─── Provided data ───

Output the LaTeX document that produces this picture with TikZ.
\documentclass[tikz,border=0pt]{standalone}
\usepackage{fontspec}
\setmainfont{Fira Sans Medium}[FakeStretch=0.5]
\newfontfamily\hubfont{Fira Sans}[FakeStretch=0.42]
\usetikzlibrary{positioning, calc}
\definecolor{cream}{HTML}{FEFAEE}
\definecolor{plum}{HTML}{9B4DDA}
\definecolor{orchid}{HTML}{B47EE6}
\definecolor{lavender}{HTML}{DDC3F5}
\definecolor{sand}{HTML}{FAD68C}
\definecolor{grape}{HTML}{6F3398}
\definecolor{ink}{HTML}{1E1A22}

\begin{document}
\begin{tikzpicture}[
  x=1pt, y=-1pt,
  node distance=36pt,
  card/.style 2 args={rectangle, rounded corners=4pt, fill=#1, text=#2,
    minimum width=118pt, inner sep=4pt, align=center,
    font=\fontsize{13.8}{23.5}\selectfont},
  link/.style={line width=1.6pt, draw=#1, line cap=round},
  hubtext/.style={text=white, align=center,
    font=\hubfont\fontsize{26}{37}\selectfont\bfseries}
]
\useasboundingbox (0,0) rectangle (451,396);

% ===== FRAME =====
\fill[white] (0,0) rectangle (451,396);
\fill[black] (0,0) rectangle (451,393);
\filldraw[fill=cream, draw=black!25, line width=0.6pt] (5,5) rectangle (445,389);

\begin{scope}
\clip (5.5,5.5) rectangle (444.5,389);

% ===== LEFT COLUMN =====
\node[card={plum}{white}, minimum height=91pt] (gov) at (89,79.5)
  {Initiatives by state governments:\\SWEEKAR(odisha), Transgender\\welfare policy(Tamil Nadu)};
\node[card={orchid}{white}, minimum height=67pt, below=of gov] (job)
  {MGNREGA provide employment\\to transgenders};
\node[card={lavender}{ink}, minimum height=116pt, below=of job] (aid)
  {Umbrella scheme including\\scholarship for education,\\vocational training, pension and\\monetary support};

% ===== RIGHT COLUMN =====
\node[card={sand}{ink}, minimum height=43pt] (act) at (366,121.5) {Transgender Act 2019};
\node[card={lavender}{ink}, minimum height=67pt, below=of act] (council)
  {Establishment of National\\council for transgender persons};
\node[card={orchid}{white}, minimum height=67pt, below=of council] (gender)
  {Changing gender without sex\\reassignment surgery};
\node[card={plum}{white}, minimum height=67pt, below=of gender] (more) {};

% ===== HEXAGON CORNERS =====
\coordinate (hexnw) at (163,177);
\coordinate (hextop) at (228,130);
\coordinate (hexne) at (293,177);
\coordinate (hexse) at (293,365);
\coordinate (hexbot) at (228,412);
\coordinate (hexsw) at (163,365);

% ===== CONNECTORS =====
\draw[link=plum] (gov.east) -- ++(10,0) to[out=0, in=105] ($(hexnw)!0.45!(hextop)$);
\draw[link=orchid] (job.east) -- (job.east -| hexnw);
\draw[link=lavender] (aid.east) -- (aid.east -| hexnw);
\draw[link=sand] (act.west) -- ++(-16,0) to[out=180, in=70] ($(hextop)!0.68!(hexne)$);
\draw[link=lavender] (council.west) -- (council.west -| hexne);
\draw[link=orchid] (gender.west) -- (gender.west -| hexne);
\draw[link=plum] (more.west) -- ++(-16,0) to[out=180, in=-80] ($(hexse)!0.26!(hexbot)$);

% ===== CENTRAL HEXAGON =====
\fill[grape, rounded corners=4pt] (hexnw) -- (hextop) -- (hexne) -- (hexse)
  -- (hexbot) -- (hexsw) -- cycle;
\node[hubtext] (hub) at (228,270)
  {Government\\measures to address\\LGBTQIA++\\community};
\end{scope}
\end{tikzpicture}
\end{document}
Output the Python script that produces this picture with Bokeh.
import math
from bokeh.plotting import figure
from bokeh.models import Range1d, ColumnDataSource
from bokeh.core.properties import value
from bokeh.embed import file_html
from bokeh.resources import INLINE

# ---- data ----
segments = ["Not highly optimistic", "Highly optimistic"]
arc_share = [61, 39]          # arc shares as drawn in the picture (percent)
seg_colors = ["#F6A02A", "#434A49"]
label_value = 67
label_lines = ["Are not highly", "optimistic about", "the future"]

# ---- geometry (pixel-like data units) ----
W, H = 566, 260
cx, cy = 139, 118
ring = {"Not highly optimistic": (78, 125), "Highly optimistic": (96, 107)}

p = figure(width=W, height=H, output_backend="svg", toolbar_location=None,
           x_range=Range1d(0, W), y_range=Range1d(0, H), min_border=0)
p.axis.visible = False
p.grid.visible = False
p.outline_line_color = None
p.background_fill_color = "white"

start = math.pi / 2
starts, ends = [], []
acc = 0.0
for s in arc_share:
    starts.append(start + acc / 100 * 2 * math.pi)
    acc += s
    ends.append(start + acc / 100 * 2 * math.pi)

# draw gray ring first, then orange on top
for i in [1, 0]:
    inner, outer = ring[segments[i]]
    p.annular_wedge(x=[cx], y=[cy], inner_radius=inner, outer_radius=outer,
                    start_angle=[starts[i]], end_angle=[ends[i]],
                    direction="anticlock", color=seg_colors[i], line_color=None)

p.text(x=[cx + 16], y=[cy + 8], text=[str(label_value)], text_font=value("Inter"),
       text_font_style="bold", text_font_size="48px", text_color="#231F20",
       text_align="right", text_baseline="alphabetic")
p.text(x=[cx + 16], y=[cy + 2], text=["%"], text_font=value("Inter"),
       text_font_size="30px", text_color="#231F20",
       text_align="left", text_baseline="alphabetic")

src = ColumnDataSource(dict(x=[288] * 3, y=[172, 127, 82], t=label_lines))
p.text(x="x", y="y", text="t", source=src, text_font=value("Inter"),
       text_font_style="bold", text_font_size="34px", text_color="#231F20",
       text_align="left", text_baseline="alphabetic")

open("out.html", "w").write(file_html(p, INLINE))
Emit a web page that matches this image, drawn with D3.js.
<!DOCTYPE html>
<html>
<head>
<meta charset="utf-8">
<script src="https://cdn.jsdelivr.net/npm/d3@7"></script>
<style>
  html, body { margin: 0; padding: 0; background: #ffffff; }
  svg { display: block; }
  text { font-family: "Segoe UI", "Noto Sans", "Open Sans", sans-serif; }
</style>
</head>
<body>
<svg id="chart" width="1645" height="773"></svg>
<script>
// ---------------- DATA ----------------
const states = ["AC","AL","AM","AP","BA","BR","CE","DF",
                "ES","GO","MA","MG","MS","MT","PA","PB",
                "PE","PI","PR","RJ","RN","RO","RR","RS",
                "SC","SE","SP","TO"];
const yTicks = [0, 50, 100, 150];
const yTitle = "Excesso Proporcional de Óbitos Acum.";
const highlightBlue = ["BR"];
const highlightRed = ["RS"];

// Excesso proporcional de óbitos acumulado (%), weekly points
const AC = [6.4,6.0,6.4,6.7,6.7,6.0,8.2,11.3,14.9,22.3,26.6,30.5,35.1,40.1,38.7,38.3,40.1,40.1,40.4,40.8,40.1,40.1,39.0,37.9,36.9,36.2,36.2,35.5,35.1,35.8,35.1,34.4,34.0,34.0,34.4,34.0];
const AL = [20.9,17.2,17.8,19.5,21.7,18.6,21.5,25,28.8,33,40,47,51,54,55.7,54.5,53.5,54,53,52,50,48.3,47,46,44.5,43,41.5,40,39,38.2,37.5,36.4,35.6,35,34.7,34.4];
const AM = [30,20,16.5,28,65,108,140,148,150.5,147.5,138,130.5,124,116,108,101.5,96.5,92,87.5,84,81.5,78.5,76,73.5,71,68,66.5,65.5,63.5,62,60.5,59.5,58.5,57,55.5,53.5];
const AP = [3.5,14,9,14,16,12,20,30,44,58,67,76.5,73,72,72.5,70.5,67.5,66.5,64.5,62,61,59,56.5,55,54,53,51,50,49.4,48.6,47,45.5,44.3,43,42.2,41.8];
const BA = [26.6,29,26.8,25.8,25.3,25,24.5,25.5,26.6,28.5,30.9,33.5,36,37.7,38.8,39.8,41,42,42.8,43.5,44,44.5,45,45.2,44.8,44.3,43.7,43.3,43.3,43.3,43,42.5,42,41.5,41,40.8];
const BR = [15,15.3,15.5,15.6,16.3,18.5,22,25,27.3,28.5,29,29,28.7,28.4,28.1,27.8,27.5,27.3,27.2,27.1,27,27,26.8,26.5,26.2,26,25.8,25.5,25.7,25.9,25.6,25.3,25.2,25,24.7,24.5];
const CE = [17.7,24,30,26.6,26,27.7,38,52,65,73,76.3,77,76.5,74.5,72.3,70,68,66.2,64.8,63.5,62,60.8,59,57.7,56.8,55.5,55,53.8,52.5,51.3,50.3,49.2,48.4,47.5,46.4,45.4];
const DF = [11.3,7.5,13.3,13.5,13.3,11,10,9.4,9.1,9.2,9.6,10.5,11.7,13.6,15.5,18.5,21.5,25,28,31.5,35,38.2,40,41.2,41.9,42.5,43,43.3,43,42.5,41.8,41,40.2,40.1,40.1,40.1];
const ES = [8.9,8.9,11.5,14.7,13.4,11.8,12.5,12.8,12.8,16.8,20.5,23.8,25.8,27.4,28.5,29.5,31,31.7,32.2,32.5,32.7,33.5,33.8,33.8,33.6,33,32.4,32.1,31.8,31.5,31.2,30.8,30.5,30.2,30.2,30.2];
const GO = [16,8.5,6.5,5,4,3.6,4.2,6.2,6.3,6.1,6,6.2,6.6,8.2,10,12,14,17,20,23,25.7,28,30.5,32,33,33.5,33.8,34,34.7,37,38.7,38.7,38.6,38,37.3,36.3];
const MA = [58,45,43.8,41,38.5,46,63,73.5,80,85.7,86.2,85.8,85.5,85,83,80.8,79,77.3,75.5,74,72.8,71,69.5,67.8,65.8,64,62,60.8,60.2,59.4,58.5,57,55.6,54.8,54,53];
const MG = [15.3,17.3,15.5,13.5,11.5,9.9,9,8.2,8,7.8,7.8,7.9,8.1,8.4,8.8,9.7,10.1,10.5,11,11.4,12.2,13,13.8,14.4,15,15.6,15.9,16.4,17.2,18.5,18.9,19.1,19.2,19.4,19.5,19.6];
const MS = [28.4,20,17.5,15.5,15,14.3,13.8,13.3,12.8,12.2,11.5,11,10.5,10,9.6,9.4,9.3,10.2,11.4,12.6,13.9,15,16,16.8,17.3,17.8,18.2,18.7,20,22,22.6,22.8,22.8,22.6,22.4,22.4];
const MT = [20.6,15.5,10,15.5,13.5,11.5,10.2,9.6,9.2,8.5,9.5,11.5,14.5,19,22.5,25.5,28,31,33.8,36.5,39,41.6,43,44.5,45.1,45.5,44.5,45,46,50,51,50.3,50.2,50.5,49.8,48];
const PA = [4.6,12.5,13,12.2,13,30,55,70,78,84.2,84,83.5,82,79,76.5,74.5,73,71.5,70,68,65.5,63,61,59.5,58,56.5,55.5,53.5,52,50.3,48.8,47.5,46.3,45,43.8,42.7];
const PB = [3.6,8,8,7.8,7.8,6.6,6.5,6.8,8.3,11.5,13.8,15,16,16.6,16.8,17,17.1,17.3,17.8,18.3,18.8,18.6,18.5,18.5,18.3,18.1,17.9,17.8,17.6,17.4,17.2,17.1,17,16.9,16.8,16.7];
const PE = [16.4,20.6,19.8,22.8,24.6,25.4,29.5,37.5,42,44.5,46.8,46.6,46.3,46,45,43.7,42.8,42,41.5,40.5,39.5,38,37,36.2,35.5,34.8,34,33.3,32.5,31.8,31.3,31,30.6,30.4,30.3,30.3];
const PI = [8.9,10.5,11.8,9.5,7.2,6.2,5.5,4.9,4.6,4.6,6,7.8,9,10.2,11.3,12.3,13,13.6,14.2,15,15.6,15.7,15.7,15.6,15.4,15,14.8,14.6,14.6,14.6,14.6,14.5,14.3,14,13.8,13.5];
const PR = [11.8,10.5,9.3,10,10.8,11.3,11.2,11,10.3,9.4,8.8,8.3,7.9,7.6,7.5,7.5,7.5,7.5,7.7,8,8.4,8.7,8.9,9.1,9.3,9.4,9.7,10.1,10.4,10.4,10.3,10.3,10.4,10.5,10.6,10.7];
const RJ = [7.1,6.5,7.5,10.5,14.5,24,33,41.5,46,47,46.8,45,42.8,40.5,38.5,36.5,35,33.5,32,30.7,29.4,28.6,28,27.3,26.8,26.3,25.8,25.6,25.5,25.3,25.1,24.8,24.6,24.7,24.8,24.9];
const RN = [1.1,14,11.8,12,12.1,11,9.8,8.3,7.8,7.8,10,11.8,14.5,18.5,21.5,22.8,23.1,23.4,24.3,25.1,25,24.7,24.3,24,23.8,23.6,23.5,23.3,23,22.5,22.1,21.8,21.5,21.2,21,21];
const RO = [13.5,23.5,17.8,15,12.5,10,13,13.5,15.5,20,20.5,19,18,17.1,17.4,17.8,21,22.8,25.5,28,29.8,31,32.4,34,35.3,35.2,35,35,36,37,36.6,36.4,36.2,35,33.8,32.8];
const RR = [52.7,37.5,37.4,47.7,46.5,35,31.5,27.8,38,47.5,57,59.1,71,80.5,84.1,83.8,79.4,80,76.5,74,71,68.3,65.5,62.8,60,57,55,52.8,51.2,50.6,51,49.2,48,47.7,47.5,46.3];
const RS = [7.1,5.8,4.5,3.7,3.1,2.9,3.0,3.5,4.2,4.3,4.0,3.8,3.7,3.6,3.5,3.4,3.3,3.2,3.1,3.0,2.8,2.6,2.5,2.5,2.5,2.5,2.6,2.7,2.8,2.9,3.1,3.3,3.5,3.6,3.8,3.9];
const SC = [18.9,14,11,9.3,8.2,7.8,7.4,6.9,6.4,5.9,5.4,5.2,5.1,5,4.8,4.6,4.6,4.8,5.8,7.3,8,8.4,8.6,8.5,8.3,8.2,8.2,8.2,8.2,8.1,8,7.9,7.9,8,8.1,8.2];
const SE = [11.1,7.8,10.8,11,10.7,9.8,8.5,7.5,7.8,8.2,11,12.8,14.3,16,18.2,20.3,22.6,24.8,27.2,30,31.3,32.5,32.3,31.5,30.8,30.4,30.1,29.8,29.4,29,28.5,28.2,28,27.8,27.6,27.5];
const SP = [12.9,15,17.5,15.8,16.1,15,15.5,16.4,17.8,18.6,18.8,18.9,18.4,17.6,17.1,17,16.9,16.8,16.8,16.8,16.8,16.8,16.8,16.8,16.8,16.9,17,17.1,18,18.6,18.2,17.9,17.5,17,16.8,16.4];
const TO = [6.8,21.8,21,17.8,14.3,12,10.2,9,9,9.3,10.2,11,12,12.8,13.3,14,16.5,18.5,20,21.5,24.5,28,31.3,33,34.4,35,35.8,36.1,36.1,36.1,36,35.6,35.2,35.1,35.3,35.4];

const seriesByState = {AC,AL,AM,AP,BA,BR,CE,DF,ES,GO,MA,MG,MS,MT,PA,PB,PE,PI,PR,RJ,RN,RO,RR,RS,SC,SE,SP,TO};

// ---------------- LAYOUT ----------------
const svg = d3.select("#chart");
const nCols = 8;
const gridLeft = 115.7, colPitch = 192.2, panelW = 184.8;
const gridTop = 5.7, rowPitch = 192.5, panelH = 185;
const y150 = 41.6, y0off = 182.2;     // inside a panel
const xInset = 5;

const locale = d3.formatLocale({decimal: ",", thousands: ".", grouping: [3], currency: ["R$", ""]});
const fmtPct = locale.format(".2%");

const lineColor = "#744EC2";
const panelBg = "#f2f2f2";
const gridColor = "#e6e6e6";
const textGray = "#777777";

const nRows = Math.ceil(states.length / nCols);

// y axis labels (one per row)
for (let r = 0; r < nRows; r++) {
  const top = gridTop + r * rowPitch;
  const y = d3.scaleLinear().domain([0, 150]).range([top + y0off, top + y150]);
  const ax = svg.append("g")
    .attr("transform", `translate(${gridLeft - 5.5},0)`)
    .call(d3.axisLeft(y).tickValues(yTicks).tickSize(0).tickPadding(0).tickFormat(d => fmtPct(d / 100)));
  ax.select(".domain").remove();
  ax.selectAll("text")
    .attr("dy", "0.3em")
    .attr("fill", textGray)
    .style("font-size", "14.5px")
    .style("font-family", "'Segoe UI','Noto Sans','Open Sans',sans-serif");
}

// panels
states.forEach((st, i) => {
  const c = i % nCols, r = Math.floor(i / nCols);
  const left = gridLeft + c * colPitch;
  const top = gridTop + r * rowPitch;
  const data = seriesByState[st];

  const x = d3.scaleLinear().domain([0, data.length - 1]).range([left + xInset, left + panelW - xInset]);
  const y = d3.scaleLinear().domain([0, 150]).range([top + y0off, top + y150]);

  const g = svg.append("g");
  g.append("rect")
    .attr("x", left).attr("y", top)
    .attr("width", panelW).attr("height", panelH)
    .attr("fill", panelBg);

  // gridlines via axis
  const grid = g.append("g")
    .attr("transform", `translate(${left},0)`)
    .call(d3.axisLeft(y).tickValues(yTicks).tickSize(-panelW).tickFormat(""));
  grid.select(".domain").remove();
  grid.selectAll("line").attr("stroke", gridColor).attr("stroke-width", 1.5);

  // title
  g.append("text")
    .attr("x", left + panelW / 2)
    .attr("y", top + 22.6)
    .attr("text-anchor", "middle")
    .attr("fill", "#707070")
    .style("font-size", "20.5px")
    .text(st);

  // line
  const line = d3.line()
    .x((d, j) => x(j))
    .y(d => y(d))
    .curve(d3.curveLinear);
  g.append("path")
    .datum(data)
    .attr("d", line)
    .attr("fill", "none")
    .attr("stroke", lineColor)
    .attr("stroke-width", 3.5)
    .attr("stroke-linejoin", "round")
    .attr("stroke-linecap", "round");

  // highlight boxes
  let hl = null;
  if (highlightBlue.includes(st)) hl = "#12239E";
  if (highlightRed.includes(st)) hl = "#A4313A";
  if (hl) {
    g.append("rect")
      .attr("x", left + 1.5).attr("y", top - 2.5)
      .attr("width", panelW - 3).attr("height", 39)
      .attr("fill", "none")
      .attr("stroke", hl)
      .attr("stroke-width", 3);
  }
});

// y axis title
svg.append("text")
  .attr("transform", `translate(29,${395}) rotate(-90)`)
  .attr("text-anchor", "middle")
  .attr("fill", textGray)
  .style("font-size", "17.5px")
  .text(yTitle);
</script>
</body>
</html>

───

• _What is required_:
Show every line from the entries above in which "that" appears.

• _Reply to the task_:
Output the LaTeX document that produces this picture with TikZ.
Output the Python script that produces this picture with Bokeh.
Emit a web page that matches this image, drawn with D3.js.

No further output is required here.